The other day I had a discussion with my riding instructor about mistakes that I make when riding.  I know perfectly well what I should be doing, my conscious mind is quite clear about what the correct position should be.  I've been taking lessons for almost ten years and I've read dozens of books. But as soon as I become apprehensive, my subconscious takes over and does what it learned to do when I first started riding.  I was sixteen when a friend of my father's put me on a horse and told me to kick to make her go forward and to pull on the reins to stop her. Until ten years ago that was my one and only riding lesson.  My riding mistakes are fossilized because I wasn't taught correctly at the beginning.  The instructor and I agreed that it's much more difficult to unlearn something than it is to learn it correctly from the start. It takes endless hours of conscious practice to erase the wrong muscle memory.

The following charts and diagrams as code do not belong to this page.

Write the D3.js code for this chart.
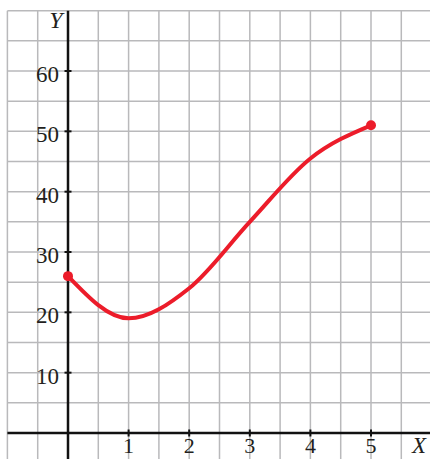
<!DOCTYPE html>
<html>
<head>
<meta charset="utf-8">
<script src="https://cdn.jsdelivr.net/npm/d3@7"></script>
<style>
  html, body { margin: 0; padding: 0; background: #fff; }
  svg { display: block; }
  text { font-family: "Liberation Serif", "DejaVu Serif", serif; fill: #231f20; }
</style>
</head>
<body>
<svg id="chart" width="430" height="459"></svg>
<script>
// Curve data
const xValues = [0, 1, 2, 3, 4, 5];
const yValues = [26, 19, 24, 35, 45.5, 51];

// Axis ticks
const xTicks = [1, 2, 3, 4, 5];
const yTicks = [10, 20, 30, 40, 50, 60];

const W = 430, H = 459;
const svg = d3.select("#chart");

const x = d3.scaleLinear().domain([0, 5]).range([68, 371]);
const y = d3.scaleLinear().domain([0, 60]).range([433, 71]);

const gridLeft = x(-1), gridTop = y(70);

// Grid every half unit in x and every 5 in y
const gridG = svg.append("g").attr("stroke", "#b9b9bb").attr("stroke-width", 1.5);
d3.range(-1, 6.01, 0.5).forEach(v => {
  gridG.append("line").attr("x1", x(v)).attr("x2", x(v))
    .attr("y1", gridTop).attr("y2", H);
});
d3.range(-5, 70.01, 5).forEach(v => {
  gridG.append("line").attr("x1", gridLeft).attr("x2", W)
    .attr("y1", y(v)).attr("y2", y(v));
});

// Axes
const axG = svg.append("g").attr("stroke", "#111").attr("stroke-width", 2.5);
axG.append("line").attr("x1", x(0)).attr("x2", x(0)).attr("y1", gridTop).attr("y2", H);
axG.append("line").attr("x1", gridLeft).attr("x2", W).attr("y1", y(0)).attr("y2", y(0));

// Tick marks crossing the axes
xTicks.forEach(t => {
  axG.append("line").attr("x1", x(t)).attr("x2", x(t))
    .attr("y1", y(0) - 3.5).attr("y2", y(0) + 3.5).attr("stroke-width", 2);
});
yTicks.forEach(t => {
  axG.append("line").attr("x1", x(0) - 3.5).attr("x2", x(0) + 3.5)
    .attr("y1", y(t)).attr("y2", y(t)).attr("stroke-width", 2);
});

// Tick labels
svg.append("g").selectAll("text").data(yTicks).join("text")
  .attr("x", x(0) - 9).attr("y", d => y(d) + 11)
  .attr("text-anchor", "end").attr("font-size", 23)
  .text(d => d);
svg.append("g").selectAll("text").data(xTicks).join("text")
  .attr("x", d => x(d)).attr("y", 453)
  .attr("text-anchor", "middle").attr("font-size", 22)
  .text(d => d);

// Axis names
svg.append("text").attr("x", 419).attr("y", 453)
  .attr("text-anchor", "middle").attr("font-size", 23).attr("font-style", "italic").text("X");
svg.append("text").attr("x", 56).attr("y", 28)
  .attr("text-anchor", "middle").attr("font-size", 24).attr("font-style", "italic").text("Y");

// Curve
const pts = xValues.map((v, i) => [v, yValues[i]]);
const line = d3.line().x(d => x(d[0])).y(d => y(d[1])).curve(d3.curveMonotoneX);
svg.append("path").datum(pts).attr("d", line)
  .attr("fill", "none").attr("stroke", "#ec1c2a").attr("stroke-width", 4)
  .attr("stroke-linecap", "round");

// Endpoint markers
svg.append("g").selectAll("circle").data([pts[0], pts[pts.length - 1]]).join("circle")
  .attr("cx", d => x(d[0])).attr("cy", d => y(d[1])).attr("r", 5)
  .attr("fill", "#ec1c2a");
</script>
</body>
</html>
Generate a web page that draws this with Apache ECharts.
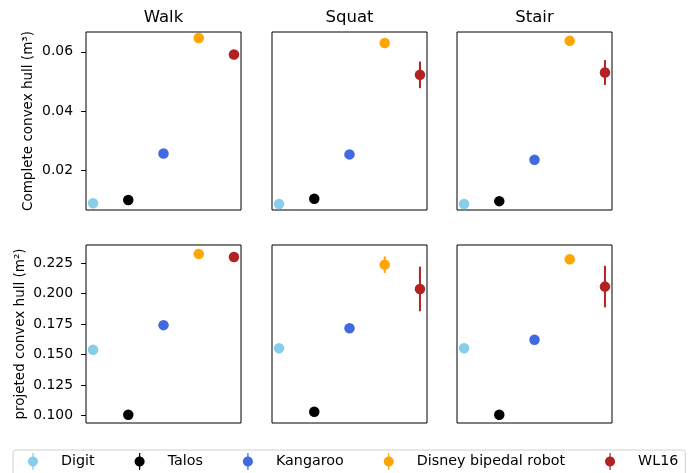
<!DOCTYPE html>
<html>
<head>
<meta charset="utf-8">
<script src="https://cdn.jsdelivr.net/npm/echarts@6/dist/echarts.min.js"></script>
<style>
  html, body { margin: 0; padding: 0; background: #fff; }
  #chart { width: 699px; height: 473px; }
</style>
</head>
<body>
<div id="chart"></div>
<script>
// robots, in legend order
const robots = ['Digit', 'Talos', 'Kangaroo', 'Disney bipedal robot', 'WL16'];
const robotColors = ['#87ceeb', '#000000', '#4169e1', '#ffa500', '#b22222'];
const tasks = ['Walk', 'Squat', 'Stair'];
const robotX = [0, 1, 2, 3, 4];

// complete convex hull (m³), mean and std
const hullWalk = [0.0088, 0.0099, 0.0256, 0.0647, 0.0591];
const hullWalkErr = [0, 0, 0, 0.0002, 0.0004];
const hullSquat = [0.0085, 0.0103, 0.0253, 0.0630, 0.0522];
const hullSquatErr = [0, 0, 0, 0.0003, 0.0045];
const hullStair = [0.0085, 0.0095, 0.0235, 0.0637, 0.0530];
const hullStairErr = [0, 0, 0, 0.0002, 0.0042];
const hullTicks = [0.02, 0.04, 0.06];

// projected convex hull (m²), mean and std
const projWalk = [0.1538, 0.1006, 0.1740, 0.2324, 0.2299];
const projWalkErr = [0, 0, 0, 0.0010, 0.0010];
const projSquat = [0.1551, 0.1030, 0.1715, 0.2236, 0.2037];
const projSquatErr = [0, 0, 0, 0.0068, 0.0183];
const projStair = [0.1551, 0.1006, 0.1620, 0.2280, 0.2056];
const projStairErr = [0, 0, 0.0020, 0.0010, 0.0170];
const projTicks = [0.100, 0.125, 0.150, 0.175, 0.200, 0.225];

const rows = [
    {vals: [hullWalk, hullSquat, hullStair], errs: [hullWalkErr, hullSquatErr, hullStairErr],
        ticks: hullTicks, min: 0.0065, max: 0.0667, digits: 2,
        name: 'Complete convex hull (m³)', nameGap: 51, top: 32},
    {vals: [projWalk, projSquat, projStair], errs: [projWalkErr, projSquatErr, projStairErr],
        ticks: projTicks, min: 0.0938, max: 0.2397, digits: 3,
        name: 'projeted convex hull (m²)', nameGap: 59, top: 245}
];
const colLeft = [86, 272, 457];

const grids = [], xAxes = [], yAxes = [], series = [];
const font = 'DejaVu Sans';

rows.forEach((row, r) => {
    tasks.forEach((task, c) => {
        const idx = grids.length;
        grids.push({
            left: colLeft[c], top: row.top, width: 155, height: 178,
            show: true, borderColor: '#000', borderWidth: 1
        });
        xAxes.push({
            gridIndex: idx, type: 'value', min: -0.2, max: 4.2,
            position: r === 0 ? 'top' : 'bottom',
            name: r === 0 ? task : '', nameLocation: 'middle', nameGap: 6,
            nameTextStyle: {fontSize: 16.5, color: '#000', fontFamily: font},
            axisLine: {show: false, onZero: false}, axisTick: {show: false},
            axisLabel: {show: false}, splitLine: {show: false}
        });
        yAxes.push({
            gridIndex: idx, type: 'value', min: row.min, max: row.max,
            name: c === 0 ? row.name : '', nameLocation: 'middle', nameGap: row.nameGap,
            nameRotate: 90,
            nameTextStyle: {fontSize: 13.5, color: '#000', fontFamily: font},
            axisLine: {show: false, onZero: false},
            axisTick: {show: c === 0, inside: false, length: 5, customValues: row.ticks,
                lineStyle: {color: '#000', width: 1}},
            axisLabel: {show: c === 0, customValues: row.ticks, margin: 13,
                fontSize: 13.9, color: '#000', fontFamily: font,
                formatter: v => v.toFixed(row.digits)},
            splitLine: {show: false}
        });
        // error bars
        series.push({
            name: 'err' + idx, type: 'custom', coordinateSystem: 'cartesian2d',
            xAxisIndex: idx, yAxisIndex: idx, z: 1, silent: true,
            data: robotX.map((x, i) => [x, row.vals[c][i], row.errs[c][i], i]),
            renderItem: function (params, api) {
                const x = api.value(0), y = api.value(1), e = api.value(2);
                const p1 = api.coord([x, y - e]);
                const p2 = api.coord([x, y + e]);
                return {
                    type: 'line',
                    shape: {x1: p1[0], y1: p1[1], x2: p2[0], y2: p2[1]},
                    style: {stroke: robotColors[api.value(3)], lineWidth: 2}
                };
            }
        });
        robots.forEach((robot, i) => {
            series.push({
                name: robot, type: 'scatter', xAxisIndex: idx, yAxisIndex: idx, z: 3,
                symbol: 'circle', symbolSize: 10.5,
                itemStyle: {color: robotColors[i], opacity: 1},
                data: [[robotX[i], row.vals[c][i]]]
            });
        });
    });
});

// errorbar-like legend handle: thin vertical bar through a dot, in a 37x17 box
// (the corner moves only widen the box so the handle sits like matplotlib's)
const legendIcon = 'path://M0,0L0,0M37,17L37,17' +
    'M13.4,0L14.6,0L14.6,17L13.4,17Z' +
    'M19,8.5C19,11.26 16.76,13.5 14,13.5C11.24,13.5 9,11.26 9,8.5' +
    'C9,5.74 11.24,3.5 14,3.5C16.76,3.5 19,5.74 19,8.5Z';

const chart = echarts.init(document.getElementById('chart'), null, {renderer: 'canvas'});
chart.setOption({
    animation: false,
    backgroundColor: '#fff',
    grid: grids,
    xAxis: xAxes,
    yAxis: yAxes,
    legend: {
        data: robots.map(r => ({name: r, icon: legendIcon})),
        left: 13, top: 450, orient: 'horizontal',
        padding: [3, 7, 8, 6],
        itemWidth: 37, itemHeight: 17, itemGap: 31,
        borderColor: '#d0d0d0', borderWidth: 1, borderRadius: 3,
        backgroundColor: '#fff',
        textStyle: {fontSize: 14.3, color: '#000', fontFamily: font}
    },
    series: series
});
</script>
</body>
</html>
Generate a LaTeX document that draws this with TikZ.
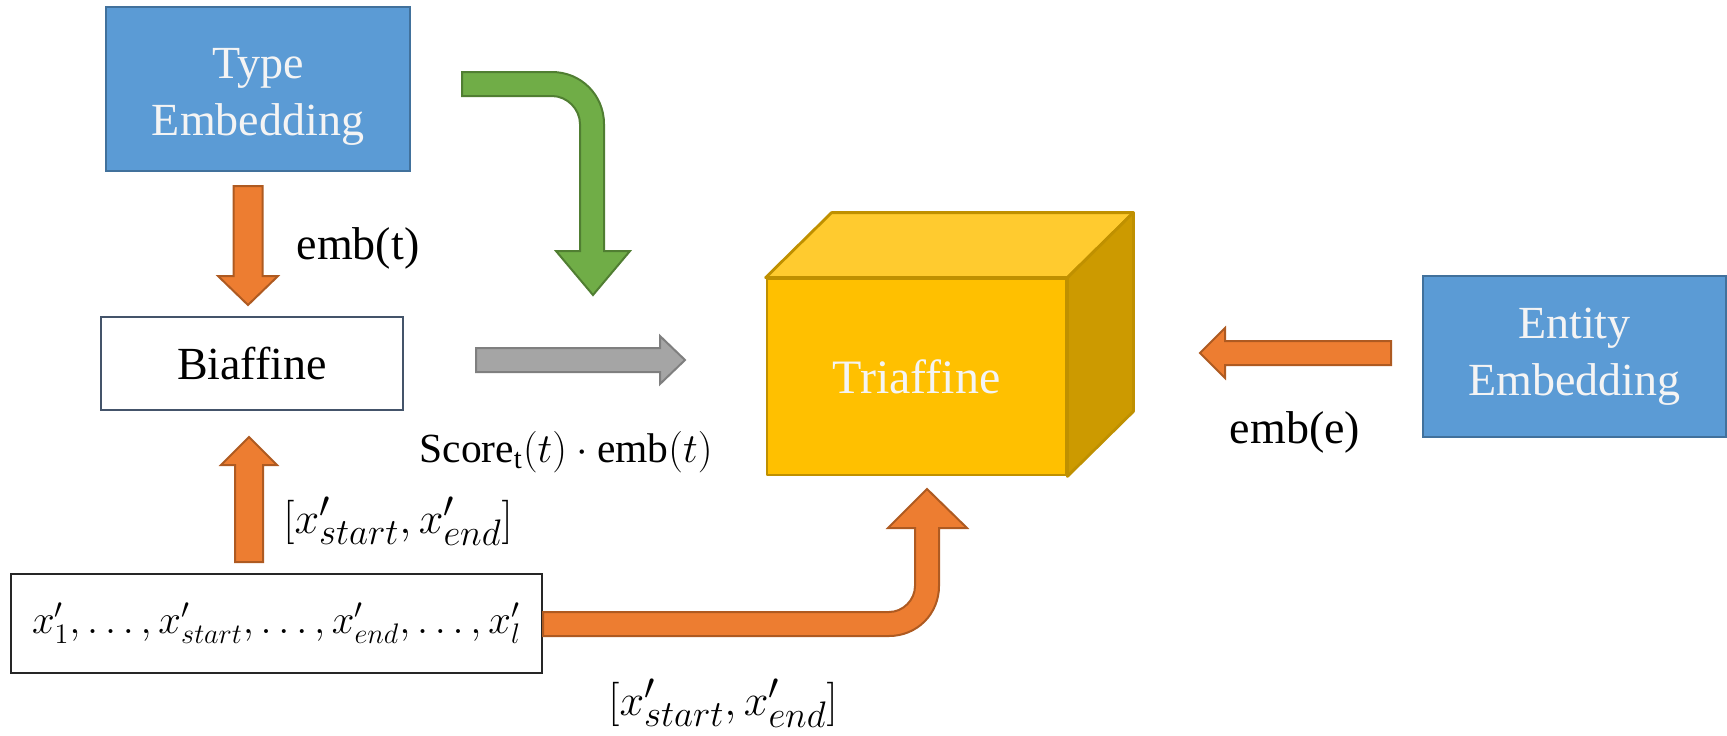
\documentclass[tikz,border=0pt]{standalone}
\usepackage{graphicx}
\usepackage{fontspec}
\setmainfont{Liberation Serif}
\usetikzlibrary{calc}

\definecolor{blueFill}{HTML}{5B9BD5}
\definecolor{blueLine}{HTML}{41719C}
\definecolor{orFill}{HTML}{ED7D31}
\definecolor{orLine}{HTML}{AE5A21}
\definecolor{grFill}{HTML}{70AD47}
\definecolor{grLine}{HTML}{507E32}
\definecolor{gyFill}{HTML}{A5A5A5}
\definecolor{gyLine}{HTML}{7F7F7F}
\definecolor{goldFront}{HTML}{FFC000}
\definecolor{goldTop}{HTML}{FFCB2F}
\definecolor{goldSide}{HTML}{CC9A00}
\definecolor{goldLine}{HTML}{BF9000}
\definecolor{slate}{HTML}{44546A}
\definecolor{paleText}{HTML}{F4F4F4}

% straight block arrow: style, start, direction, length, half shaft, half head, head length
\newcommand{\blockarrow}[7]{%
  \begin{scope}[shift={#2}, rotate=#3]
    \draw[#1] (0,-#5) -- ({#4-#7},-#5) -- ({#4-#7},-#6) -- (#4,0)
      -- ({#4-#7},#6) -- ({#4-#7},#5) -- (0,#5) -- cycle;
  \end{scope}}

% span of start and end token vectors
\newcommand{\spantext}{\scalebox{0.89}{$[x'_{start}, x'_{end}]$}}

\begin{document}
\begin{tikzpicture}[x=0.5pt,y=-0.5pt,
  bluebox/.style={draw=blueLine, fill=blueFill, line width=1.2pt, text=paleText,
    align=center, inner sep=0pt, font=\fontsize{23}{28.5}\selectfont},
  whitebox/.style={fill=white, inner sep=0pt},
  lbl/.style={inner sep=0pt, font=\fontsize{23}{28}\selectfont},
  mlbl/.style={inner sep=0pt, font=\fontsize{20.74}{25}\selectfont},
  spanlbl/.style={inner sep=0pt, font=\fontsize{24.88}{28}\selectfont},
  orarrow/.style={fill=orFill, draw=orLine, line width=1pt},
  grarrow/.style={fill=grFill, draw=grLine, line width=1pt},
  gyarrow/.style={fill=gyFill, draw=gyLine, line width=1pt},
  cubeface/.style={draw=goldLine, line width=1.4pt, line join=round}]

\useasboundingbox (0,0) rectangle (1727,735);

% boxes
\node[bluebox, minimum width=152pt, minimum height=82pt] (type) at (258,89) {};
\node[text=paleText, align=center, inner sep=0pt, font=\fontsize{23}{28.5}\selectfont]
  (typetext) at (258,97) {Type\\Embedding};
\node[whitebox, draw=slate, line width=1.4pt, minimum width=151pt, minimum height=46.5pt,
  font=\fontsize{23}{28}\selectfont] (bi) at (252,363.5) {Biaffine};
\node[whitebox, draw=black!85, line width=1pt, minimum width=265.5pt, minimum height=49.5pt,
  font=\fontsize{20.74}{24}\selectfont] (inp) at (276.5,623.5)
  {\scalebox{0.98}{$x'_1, \ldots, x'_{start}, \ldots, x'_{end}, \ldots, x'_l$}};
\node[bluebox, minimum width=151.5pt, minimum height=80.5pt] (ent) at (1574.5,356.5) {Entity\\Embedding};

% triaffine cube
\node[cubeface, fill=goldFront, minimum width=149.5pt, minimum height=98pt, inner sep=0pt,
  text=paleText, font=\fontsize{24}{28}\selectfont] (tri) at (916.5,377) {Triaffine};
\draw[cubeface, fill=goldTop] (tri.north west) -- ++(66,-65) -- ($(tri.north east)+(66,-65)$)
  -- (tri.north east) -- cycle;
\draw[cubeface, fill=goldSide] (tri.north east) -- ++(66,-65) -- ($(tri.south east)+(66,-65)$)
  -- (tri.south east) -- cycle;

% straight arrows
\blockarrow{orarrow}{(248,186)}{-90}{119}{14.5}{30}{29}
\blockarrow{orarrow}{(249,562)}{90}{125}{14}{28}{28}
\blockarrow{gyarrow}{(476,360)}{0}{209}{12}{24}{25}
\blockarrow{orarrow}{(1391,353)}{180}{191}{12}{25}{25}

% bent arrow from the type embedding down to the cube
\draw[grarrow] (462,72) -- (552,72) .. controls (581,72) and (604,95) .. (604,124)
  -- (604,251) -- (630,251) -- (593,295) -- (556,251) -- (580,251) -- (580,124)
  .. controls (580,109) and (567,96) .. (552,96) -- (462,96) -- cycle;

% bent arrow from the input sequence up to the cube
\draw[orarrow] (inp.east |- 0,612) -- (889,612) .. controls (903,612) and (915,600) .. (915,586)
  -- (915,528) -- (888,528) -- (927,489) -- (967,528) -- (939,528) -- (939,586)
  .. controls (939,614) and (917,636) .. (889,636) -- (inp.east |- 0,636) -- cycle;

% labels
\node[lbl] (embt) at (358,248) {emb(t)};
\node[mlbl] (score) at (566,452) {$\mathrm{Score}_{\mathrm{t}}(t)\cdot\mathrm{emb}(t)$};
\node[spanlbl] (span1) at (398,521) {\spantext};
\node[spanlbl] (span2) at (723,703) {\spantext};
\node[lbl] (embe) at (1295,432) {emb(e)};

\end{tikzpicture}
\end{document}
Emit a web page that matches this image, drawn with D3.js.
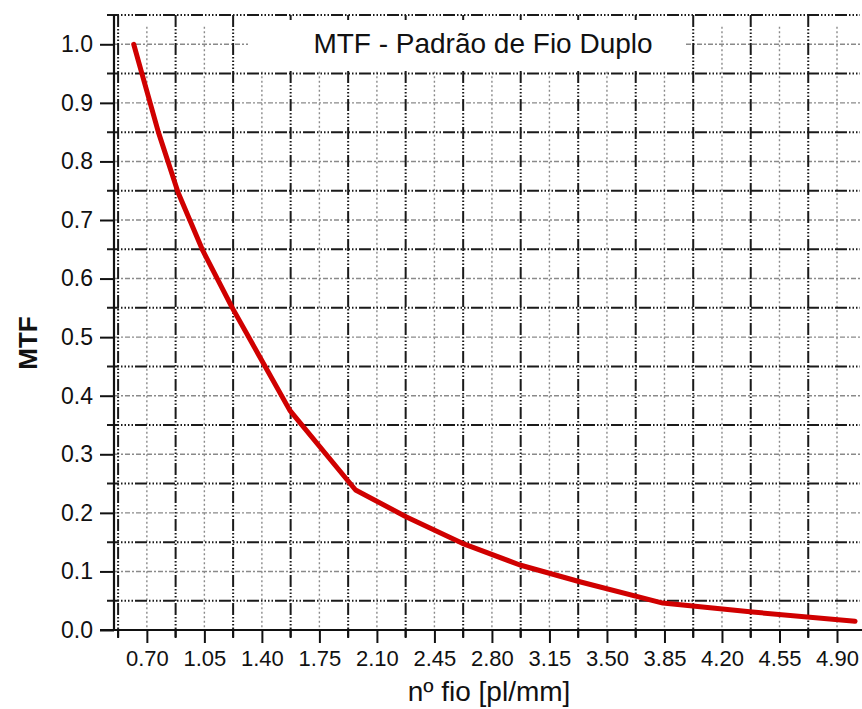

When we give our students high quality comprehensible input without forcing them to produce, we are giving them a chance to learn the correct forms from the start.  When we force them to produce before they are ready, we are pushing them to make errors that will become fossilized and be extremely difficult to unlearn.

Michael Jordan once said, "You can practice shooting eight hours a day, but if your technique is wrong all you will become is very good at shooting wrong." I paraphrased this.  "You can practice speaking eight hours a day, but if your technique is wrong all you will become is very good at speaking poorly."

2 comments:

James Hosler said...

Judy, I just came upon your blog via a link from Ben's new list of member blogs. I loved this post!

Stephen Krashen is so right when he compares output to weighing the pig. Weigh it all you want, it won't get any heavier until something of quality goes in.

And: "His brain remembers it, because it was underlined in red." How crushingly true.

Mrs. Dubois said...

I used to be proud of the number of red pens I used up. Now I shudder to think of how I slashed up their efforts to express themselves in English. My new policy is to underline in green everything that's acceptable and ignore the rest.